• [Task statement]: Type out all the records word for word. Any pictures are to be left out.

• [Task data]:
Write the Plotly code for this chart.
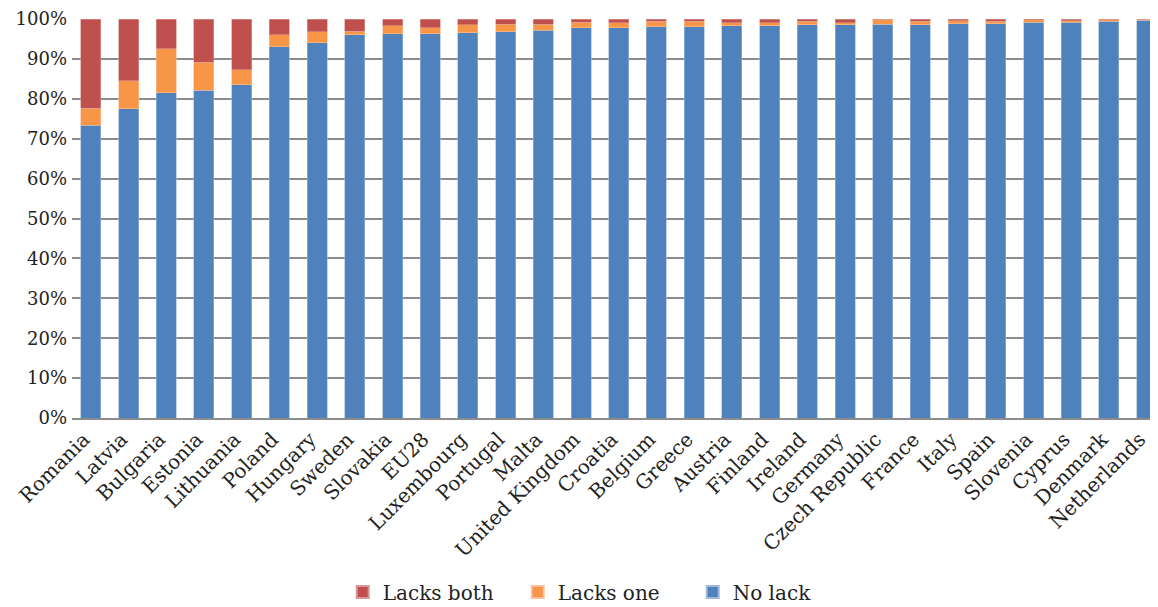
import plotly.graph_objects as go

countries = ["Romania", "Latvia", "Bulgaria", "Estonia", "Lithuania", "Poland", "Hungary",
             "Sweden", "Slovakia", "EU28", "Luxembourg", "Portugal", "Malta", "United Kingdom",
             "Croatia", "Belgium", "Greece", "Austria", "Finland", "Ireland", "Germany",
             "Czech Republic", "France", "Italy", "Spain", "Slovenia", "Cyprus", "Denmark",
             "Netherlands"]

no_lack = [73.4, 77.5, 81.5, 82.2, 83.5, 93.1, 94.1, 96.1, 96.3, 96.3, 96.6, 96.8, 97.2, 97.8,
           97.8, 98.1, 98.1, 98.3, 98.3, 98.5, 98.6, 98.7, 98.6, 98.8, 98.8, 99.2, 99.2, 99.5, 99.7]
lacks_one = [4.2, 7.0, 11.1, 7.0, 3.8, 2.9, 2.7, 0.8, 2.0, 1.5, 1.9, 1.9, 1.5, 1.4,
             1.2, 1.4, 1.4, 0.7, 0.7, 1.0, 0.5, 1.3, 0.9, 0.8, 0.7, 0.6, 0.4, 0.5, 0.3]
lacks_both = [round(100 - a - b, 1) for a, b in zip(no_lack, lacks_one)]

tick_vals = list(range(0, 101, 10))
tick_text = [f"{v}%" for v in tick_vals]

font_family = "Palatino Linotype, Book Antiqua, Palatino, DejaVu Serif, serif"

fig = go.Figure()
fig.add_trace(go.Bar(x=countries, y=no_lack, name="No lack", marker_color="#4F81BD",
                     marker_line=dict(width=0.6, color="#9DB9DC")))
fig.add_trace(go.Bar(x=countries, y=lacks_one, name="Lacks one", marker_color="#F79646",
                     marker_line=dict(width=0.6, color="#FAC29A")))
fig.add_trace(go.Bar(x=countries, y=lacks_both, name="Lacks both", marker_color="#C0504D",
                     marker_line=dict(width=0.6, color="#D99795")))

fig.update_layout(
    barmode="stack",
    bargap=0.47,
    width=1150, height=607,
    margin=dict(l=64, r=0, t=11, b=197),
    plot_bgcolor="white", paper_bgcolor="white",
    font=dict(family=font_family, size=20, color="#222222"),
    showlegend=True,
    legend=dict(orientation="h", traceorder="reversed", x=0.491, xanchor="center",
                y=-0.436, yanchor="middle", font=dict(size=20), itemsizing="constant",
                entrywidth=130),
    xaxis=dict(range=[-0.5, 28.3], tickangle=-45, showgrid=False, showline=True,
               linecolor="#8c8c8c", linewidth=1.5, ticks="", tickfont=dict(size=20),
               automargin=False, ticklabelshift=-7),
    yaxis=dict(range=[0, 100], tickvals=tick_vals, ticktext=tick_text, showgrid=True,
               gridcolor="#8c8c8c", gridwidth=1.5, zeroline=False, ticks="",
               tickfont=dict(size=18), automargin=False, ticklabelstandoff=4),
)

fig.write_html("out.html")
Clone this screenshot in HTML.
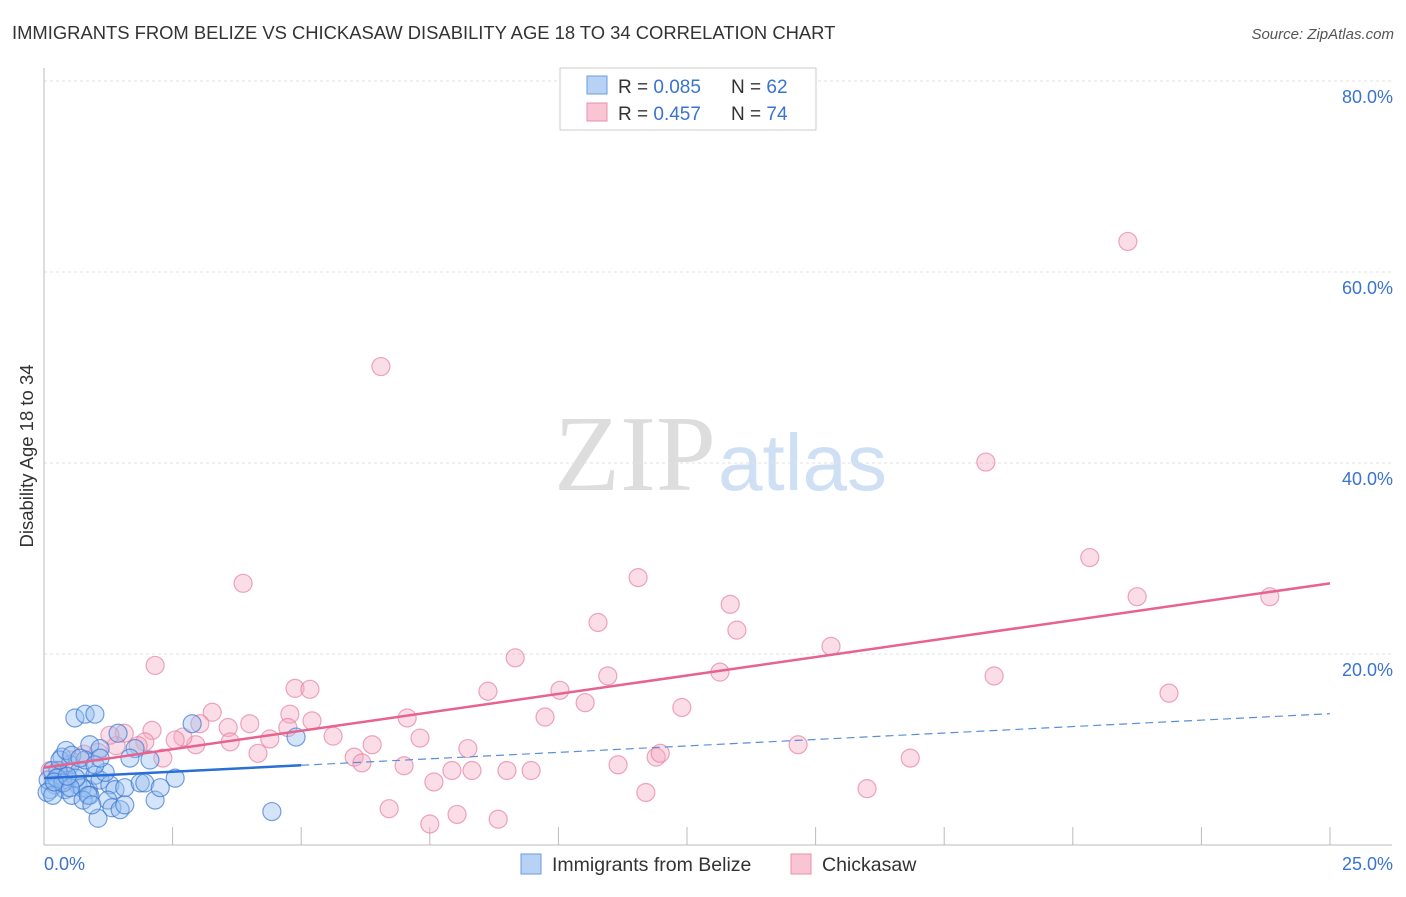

• [In response]:
Write the Plotly code for this chart.
import plotly.graph_objects as go

countries = ["Romania", "Latvia", "Bulgaria", "Estonia", "Lithuania", "Poland", "Hungary",
             "Sweden", "Slovakia", "EU28", "Luxembourg", "Portugal", "Malta", "United Kingdom",
             "Croatia", "Belgium", "Greece", "Austria", "Finland", "Ireland", "Germany",
             "Czech Republic", "France", "Italy", "Spain", "Slovenia", "Cyprus", "Denmark",
             "Netherlands"]

no_lack = [73.4, 77.5, 81.5, 82.2, 83.5, 93.1, 94.1, 96.1, 96.3, 96.3, 96.6, 96.8, 97.2, 97.8,
           97.8, 98.1, 98.1, 98.3, 98.3, 98.5, 98.6, 98.7, 98.6, 98.8, 98.8, 99.2, 99.2, 99.5, 99.7]
lacks_one = [4.2, 7.0, 11.1, 7.0, 3.8, 2.9, 2.7, 0.8, 2.0, 1.5, 1.9, 1.9, 1.5, 1.4,
             1.2, 1.4, 1.4, 0.7, 0.7, 1.0, 0.5, 1.3, 0.9, 0.8, 0.7, 0.6, 0.4, 0.5, 0.3]
lacks_both = [round(100 - a - b, 1) for a, b in zip(no_lack, lacks_one)]

tick_vals = list(range(0, 101, 10))
tick_text = [f"{v}%" for v in tick_vals]

font_family = "Palatino Linotype, Book Antiqua, Palatino, DejaVu Serif, serif"

fig = go.Figure()
fig.add_trace(go.Bar(x=countries, y=no_lack, name="No lack", marker_color="#4F81BD",
                     marker_line=dict(width=0.6, color="#9DB9DC")))
fig.add_trace(go.Bar(x=countries, y=lacks_one, name="Lacks one", marker_color="#F79646",
                     marker_line=dict(width=0.6, color="#FAC29A")))
fig.add_trace(go.Bar(x=countries, y=lacks_both, name="Lacks both", marker_color="#C0504D",
                     marker_line=dict(width=0.6, color="#D99795")))

fig.update_layout(
    barmode="stack",
    bargap=0.47,
    width=1150, height=607,
    margin=dict(l=64, r=0, t=11, b=197),
    plot_bgcolor="white", paper_bgcolor="white",
    font=dict(family=font_family, size=20, color="#222222"),
    showlegend=True,
    legend=dict(orientation="h", traceorder="reversed", x=0.491, xanchor="center",
                y=-0.436, yanchor="middle", font=dict(size=20), itemsizing="constant",
                entrywidth=130),
    xaxis=dict(range=[-0.5, 28.3], tickangle=-45, showgrid=False, showline=True,
               linecolor="#8c8c8c", linewidth=1.5, ticks="", tickfont=dict(size=20),
               automargin=False, ticklabelshift=-7),
    yaxis=dict(range=[0, 100], tickvals=tick_vals, ticktext=tick_text, showgrid=True,
               gridcolor="#8c8c8c", gridwidth=1.5, zeroline=False, ticks="",
               tickfont=dict(size=18), automargin=False, ticklabelstandoff=4),
)

fig.write_html("out.html")
Clone this screenshot in HTML.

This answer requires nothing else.